The other structures include a guesthouse, a khadi centre, a museum, library and exhibition area that were added later.
So, what does the government’s makeover include?
Structures within the ashram complex have been divided into four categories:
- Those with activities directly related to the ashram (khadi shops, a charkha gallery, bookstalls…)
- Those congruent with the original ashram but housing non-congruent activities (a bank, for instance)
- Those with non-congruent buildings but congruent activities (educational activities, hostels…)
- Those with non-congruent buildings and activities (encroachment, residents, shops).
Buildings in the first category will be preserved. Those in the second category will also be preserved, but their activities will be shifted to a complex nearby. Those in the third category will be demolished, but their activities will continue in the main ashram complex. Buildings and activities that fall in the fourth category will be shifted out.

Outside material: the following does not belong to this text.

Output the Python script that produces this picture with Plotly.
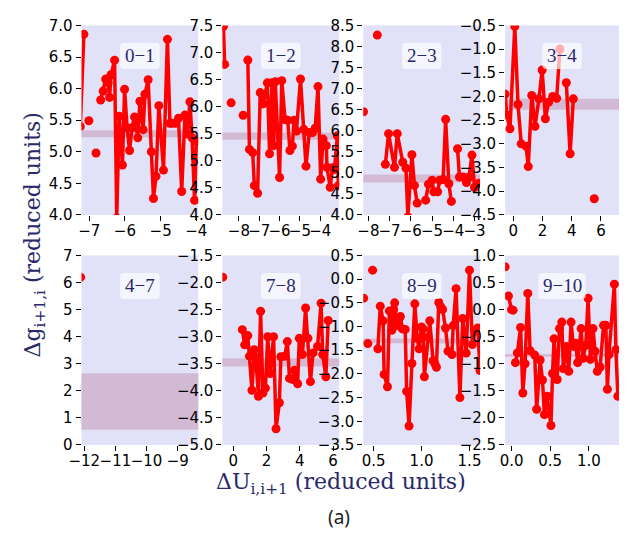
import plotly.graph_objects as go

W, H = 628, 540

# ---------------- data ----------------
PANEL_LABELS = ["0−1", "1−2", "2−3", "3−4", "4−7", "7−8", "8−9", "9−10"]

P01_X = [-7.25, -7.15, None, -7.01, None, -6.81, None, -6.68, -6.61, -6.54, -6.47, -6.43, -6.39, -6.29, -6.23,
         -6.16, -6.07, -6.01, -5.94, -5.87, -5.80, -5.73, -5.64, -5.58, -5.49, -5.44, -5.35, -5.26, -5.20, -5.13,
         -5.05, -4.92, -4.81, -4.74, -4.68, -4.59, -4.50, -4.41, -4.32, -4.25, -4.18, -4.12, -4.05, -4.00]
P01_Y = [5.40, 6.86, None, 5.49, None, 4.98, None, 5.82, 5.96, 6.15, 6.09, 5.86, 6.22, 6.45, 3.95,
         5.56, 4.79, 5.99, 5.38, 5.02, 5.38, 5.55, 5.22, 5.80, 5.35, 5.91, 6.14, 5.00, 4.26, 4.61,
         5.73, 4.71, 6.78, 5.45, 5.45, 5.45, 5.53, 4.37, 5.58, 5.28, 5.79, 5.22, 4.23, 5.17]

P12_X = [-8.76, -8.70, None, -8.38, None, -7.79, None,
         -7.56, -7.48, -7.32, -7.24, -7.08, -6.95, -6.81, -6.60, -6.49, -6.37, -6.29, -6.21, -6.00, -5.89,
         -5.73, -5.60, -5.49, -5.37, -5.29, -5.17, -4.97, -4.81, -4.70, -4.54, -4.38, -4.25, -4.11, -3.98,
         -3.86, -3.70, -3.67, -3.51, -3.40, -3.30, -3.16, -3.11]
P12_Y = [7.48, 6.78, None, 6.07, None, 5.84, None,
         6.86, 5.21, 5.15, 4.54, 4.40, 6.26, 6.05, 6.44, 5.13, 6.44, 5.28, 6.46, 4.69, 6.48,
         5.76, 5.75, 5.19, 5.27, 5.75, 5.55, 6.51, 5.58, 4.90, 5.52, 5.52, 5.60, 6.37, 4.66,
         5.40, 5.28, 4.88, 4.51, 4.87, 4.84, 5.46, 4.54]

P23_X = [-8.23, None, -7.58, None, -7.20, -7.05, -6.77, -6.64, -6.38, -6.23, -6.14, -5.95, -5.83, -5.70, None,
         -5.30, -5.17, -5.00, -4.92, -4.74, -4.64, -4.48, -4.36, -4.21, -4.09, None,
         -3.80, -3.71, -3.53, -3.38, -3.26, -3.12, -3.00, -2.80]
P23_Y = [6.45, None, 8.27, None, 5.20, 5.93, 5.13, 5.93, 5.25, 5.11, 3.95, 5.43, 4.70, 4.28, None,
         4.35, 4.73, 4.82, 4.55, 4.55, 4.82, 4.84, 6.27, 4.74, 4.32, None,
         5.57, 4.90, 4.90, 4.77, 4.90, 5.42, 4.65, 4.75]

P34_X = [-0.55, -0.44, -0.22, 0.11, 0.33, 0.55, 0.88, 1.03, 1.27, 1.49, 1.76, 1.98, 2.20, 2.42, 2.70, 2.97,
         3.19, None, 3.63, 3.89, 4.11, None, 5.54]
P34_Y = [-1.95, -2.39, -2.68, -0.52, -2.17, -3.00, -3.05, -3.48, -1.98, -2.63, -2.05, -1.44, -2.47, -2.12,
         -2.00, -2.04, -1.00, None, -1.71, -3.21, -2.05, None, -4.16]

P47_X = [-12.12]
P47_Y = [6.20]

P78_X = [-0.64, None, 0.54, 0.68, 0.87, 0.97, 1.12, 1.26, 1.35, 1.51, 1.64, 1.78, 1.93, 2.07, 2.22, 2.42,
         2.57, 2.77, 2.86, 3.09, 3.25, 3.38, 3.58, 3.68, 3.87, 3.97, 4.16, 4.35, 4.49, 4.64, 4.80, 5.07,
         5.28, 5.38, 5.57, 5.71]
P78_Y = [-1.90, None, -2.87, -3.15, -2.98, -3.36, -3.99, -3.24, -3.39, -4.10, -2.53, -4.04, -3.95, -3.00,
         -3.68, -3.00, -4.70, -4.22, -3.37, -3.36, -3.09, -3.77, -3.79, -3.62, -3.87, -3.03, -3.33, -2.47,
         -3.03, -3.83, -3.30, -3.18, -2.38, -3.33, -3.74, -2.70]

P89_X = [0.397, None, 0.44, None, 0.49, None,
         0.545, 0.57, 0.60, 0.61, 0.645, 0.665, 0.69, 0.71, 0.72, 0.74, 0.765, 0.78, 0.80, 0.83, 0.845,
         0.87, 0.90, 0.93, 0.955, 0.975, 1.00, 1.017, 1.03, 1.07, 1.086, 1.12, 1.14, 1.155, 1.18, 1.20,
         1.22, 1.25, 1.276, 1.317, 1.33, 1.36, 1.40, 1.43, 1.466, 1.50, 1.53, 1.56, 1.586, 1.61, 1.63]
P89_Y = [-0.40, None, -1.36, None, 0.19, None,
         -1.47, -0.57, -0.88, -2.01, -2.27, -0.67, -1.08, -0.64, -0.50, -0.98, -0.84, -0.79, -1.05, -1.06,
         -2.37, -3.10, -1.78, -0.52, -1.25, -1.47, -1.01, -1.05, -2.06, -1.22, -0.88, -1.72, -1.79, -1.86,
         -0.49, -0.58, -0.64, -1.03, -1.52, -1.59, -0.98, -0.20, -2.50, -0.83, -1.56, 0.19, -1.38, -1.08,
         -1.03, -1.93, -1.50]

P910_X = [-0.083, None, -0.04, 0.0, 0.02, None,
          0.05, 0.075, 0.117, 0.146, 0.175, 0.21, 0.24, 0.30, 0.325, 0.37, 0.40, 0.425, 0.46, 0.51, 0.53,
          0.55, 0.59, 0.62, 0.65, 0.67, 0.71, 0.74, 0.77, 0.80, 0.83, 0.855, 0.90, 0.925, 0.96, 0.99,
          1.02, 1.054, 1.08, 1.11, 1.146, 1.19, 1.22, 1.24, 1.26, 1.33, 1.35, 1.375]
P910_Y = [0.79, None, 0.25, 0.0, -0.01, None,
          -0.98, -0.80, -0.33, -1.54, -1.00, 0.30, -0.76, -0.84, -1.84, -0.93, -1.30, -1.94, -1.60, -2.14,
          -1.18, -0.54, -1.29, -0.35, -0.23, -1.09, -0.68, -1.14, -0.23, -0.68, -0.62, -0.98, -0.35, -0.90,
          -0.66, 0.21, -0.92, -0.35, -0.77, -1.14, -1.06, -0.29, -0.29, -1.47, -0.83, 0.47, -0.74, -1.60]

BAND_LO = [5.23, 5.39, 4.77, -2.28, 0.56, -3.55, -1.35, -0.87]
BAND_HI = [5.34, 5.52, 4.96, -2.05, 2.65, -3.40, -1.25, -0.82]

X_RANGES = [[-7.216, -3.946], [-8.81, -3.07], [-8.24, -2.74], [-0.55, 7.23],
            [-12.09, -8.34], [-0.66, 6.37], [0.393, 1.61], [-0.083, 1.39]]
Y_RANGES = [[4.0, 7.0], [4.0, 7.5], [4.0, 8.5], [-4.5, -0.5],
            [0.0, 7.0], [-5.0, -1.5], [-3.5, 0.5], [-2.5, 1.0]]
X_TICKS = [[-7, -6, -5, -4], [-8, -7, -6, -5, -4], [-8, -7, -6, -5, -4, -3], [0, 2, 4, 6],
           [-12, -11, -10, -9], [0, 2, 4, 6], [0.5, 1.0, 1.5], [0.0, 0.5, 1.0]]
X_FMT = ["d", "d", "d", "d", "d", "d", ".1f", ".1f"]
Y_FMT = [".1f", ".1f", ".1f", ".1f", "d", ".1f", ".1f", ".1f"]
Y_DTICK = [0.5, 0.5, 0.5, 0.5, 1, 0.5, 0.5, 0.5]

SERIES_X = [P01_X, P12_X, P23_X, P34_X, P47_X, P78_X, P89_X, P910_X]
SERIES_Y = [P01_Y, P12_Y, P23_Y, P34_Y, P47_Y, P78_Y, P89_Y, P910_Y]

# ---------------- layout geometry (pixels) ----------------
COL_PX = [(71, 192), (217, 338), (363, 484), (510, 628)]
ROW_PX = [(17, 213), (255, 451)]

BG = "#e1e1f7"
BAND = "#d3bad4"
NAVY = "#28286a"
TICKFONT = dict(family="DejaVu Sans", size=15, color="black")


def rounded_box(xr, yr, fx0, fx1, fy0, fy1, frx, fry):
    """Rounded rectangle path in data coordinates, given fractions of the plot area."""
    fx = lambda f: xr[0] + f * (xr[1] - xr[0])
    fy = lambda f: yr[0] + f * (yr[1] - yr[0])
    pts = [
        ("M", fx(fx0 + frx), fy(fy0)), ("L", fx(fx1 - frx), fy(fy0)),
        ("Q", fx(fx1), fy(fy0), fx(fx1), fy(fy0 + fry)), ("L", fx(fx1), fy(fy1 - fry)),
        ("Q", fx(fx1), fy(fy1), fx(fx1 - frx), fy(fy1)), ("L", fx(fx0 + frx), fy(fy1)),
        ("Q", fx(fx0), fy(fy1), fx(fx0), fy(fy1 - fry)), ("L", fx(fx0), fy(fy0 + fry)),
        ("Q", fx(fx0), fy(fy0), fx(fx0 + frx), fy(fy0)),
    ]
    out = []
    for p in pts:
        cmd = p[0]
        coords = p[1:]
        pairs = " ".join(f"{coords[k]:.5f},{coords[k + 1]:.5f}" for k in range(0, len(coords), 2))
        out.append(f"{cmd} {pairs}")
    return " ".join(out) + " Z"


fig = go.Figure()
layout = dict(width=W, height=H, margin=dict(l=0, r=0, t=0, b=0),
              paper_bgcolor="white", plot_bgcolor=BG, showlegend=False)
shapes = []
annotations = []

for i in range(8):
    r, c = divmod(i, 4)
    n = i + 1
    xs = "" if n == 1 else str(n)
    x0, x1 = COL_PX[c]
    y0, y1 = ROW_PX[r]
    pw, ph = x1 - x0, y1 - y0
    xd = [x0 / W, x1 / W]
    yd = [1 - y1 / H, 1 - y0 / H]
    yr = Y_RANGES[i]
    ticks_y = []
    v = yr[0]
    while v <= yr[1] + 1e-9:
        ticks_y.append(round(v, 3))
        v += Y_DTICK[i]
    layout["xaxis" + xs] = dict(domain=xd, range=X_RANGES[i], anchor="y" + xs,
                                tickmode="array", tickvals=X_TICKS[i], tickformat=X_FMT[i],
                                ticks="outside", ticklen=5, tickwidth=1, tickcolor="black",
                                showgrid=False, zeroline=False, showline=False, tickangle=0,
                                tickfont=TICKFONT, ticklabelstandoff=-3)
    layout["yaxis" + xs] = dict(domain=yd, range=yr, anchor="x" + xs,
                                tickmode="array", tickvals=ticks_y, tickformat=Y_FMT[i],
                                ticks="outside", ticklen=5, tickwidth=1, tickcolor="black",
                                showgrid=False, zeroline=False, showline=False, tickangle=0,
                                tickfont=TICKFONT, ticklabelstandoff=0)
    fig.add_trace(go.Scatter(x=SERIES_X[i], y=SERIES_Y[i], mode="lines+markers",
                             xaxis="x" + xs, yaxis="y" + xs, connectgaps=False,
                             line=dict(color="#ff0000", width=3.5),
                             marker=dict(color="#ff0000", size=9)))
    shapes.append(dict(type="rect", xref="x" + xs + " domain", yref="y" + xs,
                       x0=0, x1=1, y0=BAND_LO[i], y1=BAND_HI[i],
                       fillcolor=BAND, line=dict(width=0), layer="below"))
    # label box (rounded, translucent white)
    box_w = 49 if len(PANEL_LABELS[i]) > 3 else 41
    box_h = 27
    cy = 1 - 31.5 / ph
    shapes.append(dict(type="path", xref="x" + xs, yref="y" + xs,
                       path=rounded_box(X_RANGES[i], yr,
                                        0.5 - box_w / 2 / pw, 0.5 + box_w / 2 / pw,
                                        cy - box_h / 2 / ph, cy + box_h / 2 / ph,
                                        4 / pw, 4 / ph),
                       fillcolor="rgba(255,255,255,0.68)", line=dict(width=0), layer="above"))
    annotations.append(dict(text=PANEL_LABELS[i], xref="x" + xs + " domain", yref="y" + xs + " domain",
                            x=0.5, y=cy, xanchor="center", yanchor="middle", showarrow=False,
                            font=dict(family="Liberation Serif", size=19, color=NAVY)))

TITLE_FONT = dict(family="DejaVu Serif", size=22, color=NAVY)
annotations.append(dict(text="Δg<sub>i+1,i</sub> (reduced units)", xref="paper", yref="paper",
                        x=22 / W, y=1 - 234 / H, xanchor="center", yanchor="middle", textangle=-90,
                        showarrow=False, font=TITLE_FONT))
annotations.append(dict(text="ΔU<sub>i,i+1</sub> (reduced units)", xref="paper", yref="paper",
                        x=340 / W, y=1 - 491 / H, xanchor="center", yanchor="middle",
                        showarrow=False, font=TITLE_FONT))
annotations.append(dict(text="(a)", xref="paper", yref="paper",
                        x=338 / W, y=1 - 525 / H, xanchor="center", yanchor="middle",
                        showarrow=False, font=dict(family="Noto Sans", size=19, color="#222222")))

layout["shapes"] = shapes
layout["annotations"] = annotations
fig.update_layout(**layout)
fig.write_html("out.html")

The renovation will also include improving the surroundings, which includes the preservation of the nearby Chandrabhaga rivulet and a sewage treatment plant for it.
So, why are Gandhians and others upset?
They allege that this is an attempt to demean and appropriate Gandhi’s legacy. So, 130 people, including historians Rajmohan Gandhi – who is also Gandhi’s grandson – and Ramachandra Guha, filmmaker Anand Patwardhan and president of the Gujarati Sahitya Parishad Prakash Shah, wrote an open letter against the “government takeover of Gandhian institutions”. Not only do they fear for the sanctity of the ashram, they point to the “frightening aspect” of the government taking control of Gandhian archives.
Some of them even likened the makeover to a theme park.
The statement titled ‘Prevent government takeover of Gandhian Institutions’, read: “The present government is all set to reclaim the visual wholesomeness, tranquility and uncluttered environment of 1949 and make it a world-class tourist destination spread over 54 acres. Reports say that the project will be under the direct supervision of the prime minister and the chief minister. This is in keeping with the present government’s strategy to appropriate and commercialise all Gandhian institutions in the country.”
Let’s also look at the recent renovation of Jallianwala Bagh in Amritsar, the site of the infamous massacre of peaceful protestors in 1919. Descendants of the martyrs termed it “an attempt to erase their ancestors’ history”. These families wrote to the Union Ministry of Culture objecting to the renovation of the historic ‘Shaheedi Khoo’ or martyrs’ well into which hundreds jumped while fleeing from the bullets of Brigadier-General Reginald Dyer’s soldiers. The families demanded the restoration of the monument’s original landscape and architecture.
The narrow brick alley through which you access Jallianwala Bagh, which was blocked by soldiers making it impossible for anyone to escape, is now lined with murals and has a shiny new floor. Also, iron grills have been added that distort the heritage.
The Amar Jyoti, or eternal flame, has been shifted from the entrance to the rear of Jallianwala Bagh.
The removal of the old bricks, grills and crowns from the martyrs’ well has erased its original look and the pillar by which Dyer stood and ordered the firing has also been removed.
The families say all of this turns what was a sombre memorial into a picnic spot.
The Modi government seems to have an obsession with stirring commercialisation into history. You only have to look at the Statue of Unity, the massive monument to Sardar Vallabh Bhai Patel, which is more tourist zone than anything else. Now we have the degradation of Jallianwala Bagh and Sabarmati Ashram. This is a trend we’ve been witnessing for six to seven years. How much more of our history will we lose before this government is done?